= Given information =
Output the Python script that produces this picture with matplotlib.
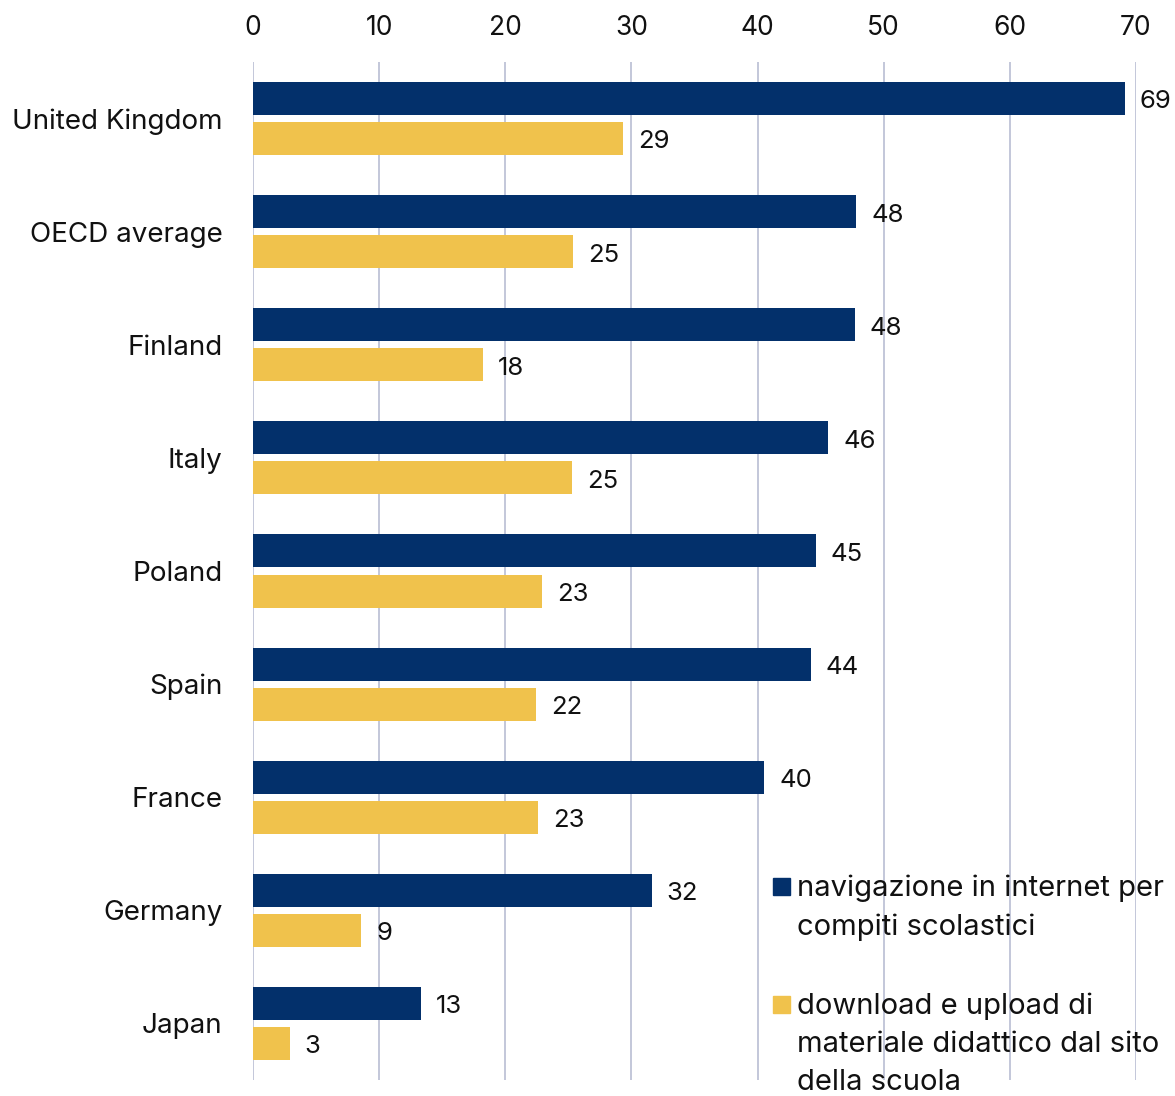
import numpy as np
import matplotlib.pyplot as plt
from matplotlib.patches import Rectangle

plt.rcParams['font.family'] = ['Inter', 'DejaVu Sans']

countries = ['United Kingdom', 'OECD average', 'Finland', 'Italy', 'Poland',
             'Spain', 'France', 'Germany', 'Japan']
navigazione = [69.1, 47.8, 47.7, 45.6, 44.6, 44.2, 40.5, 31.6, 13.3]
download = [29.3, 25.4, 18.2, 25.3, 22.9, 22.4, 22.6, 8.6, 2.9]
series_names = ['navigazione in internet per\ncompiti scolastici',
                'download e upload di\nmateriale didattico dal sito\ndella scuola']

navy = '#03306b'
gold = '#f0c24c'
grid_col = '#b9bdd3'
txt = '#111111'

fig = plt.figure(figsize=(11.75, 10.96), dpi=100)
ax = fig.add_axes([253 / 1175, 1 - 1080 / 1096, 883 / 1175, 1018 / 1096])

y = np.arange(len(countries))
h = 0.292
off = 0.177
ax.barh(y - off, navigazione, height=h, color=navy, zorder=3)
ax.barh(y + off, download, height=h, color=gold, zorder=3)

for yi, v in zip(y, navigazione):
    ax.text(v + 1.2, yi - off + 0.03, f'{v:.0f}', va='center', ha='left',
            fontsize=18.5, color=txt)
for yi, v in zip(y, download):
    ax.text(v + 1.2, yi + off + 0.03, f'{v:.0f}', va='center', ha='left',
            fontsize=18.5, color=txt)

ax.set_xlim(0, 70)
ax.set_ylim(len(countries) - 0.5, -0.5)
ax.set_xticks(np.arange(0, 71, 10))
ax.xaxis.tick_top()
ax.tick_params(axis='x', length=0, pad=15, labelsize=19, labelcolor=txt)
ax.set_yticks(y)
ax.set_yticklabels(countries)
ax.tick_params(axis='y', length=0, pad=22, labelsize=20, labelcolor=txt)
ax.grid(axis='x', color=grid_col, linewidth=1.2, zorder=0)
for s in ax.spines.values():
    s.set_visible(False)

# legend drawn by hand: swatch beside first line of each label
leg_items = [(navy, series_names[0], 1 - 886 / 1096),
             (gold, series_names[1], 1 - 1004 / 1096)]
for col, label, yy in leg_items:
    fig.patches.append(Rectangle((773 / 1175, yy - 8.5 / 1096), 17 / 1175, 17 / 1096,
                                 transform=fig.transFigure, color=col))
    fig.text(797 / 1175, yy + 11 / 1096, label, ha='left', va='top',
             fontsize=21, color=txt, linespacing=1.5)

plt.savefig('out.png', dpi=100, facecolor='white')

= What you should do =
Restate, line by line and word for word, everything from the top of the material through the line that contains "plt.rcParams['font.family'] = ['Inter', 'DejaVu". Leave pictures out.

= Written solution =
Output the Python script that produces this picture with matplotlib.
import numpy as np
import matplotlib.pyplot as plt
from matplotlib.patches import Rectangle

plt.rcParams['font.family'] = ['Inter', 'DejaVu Sans']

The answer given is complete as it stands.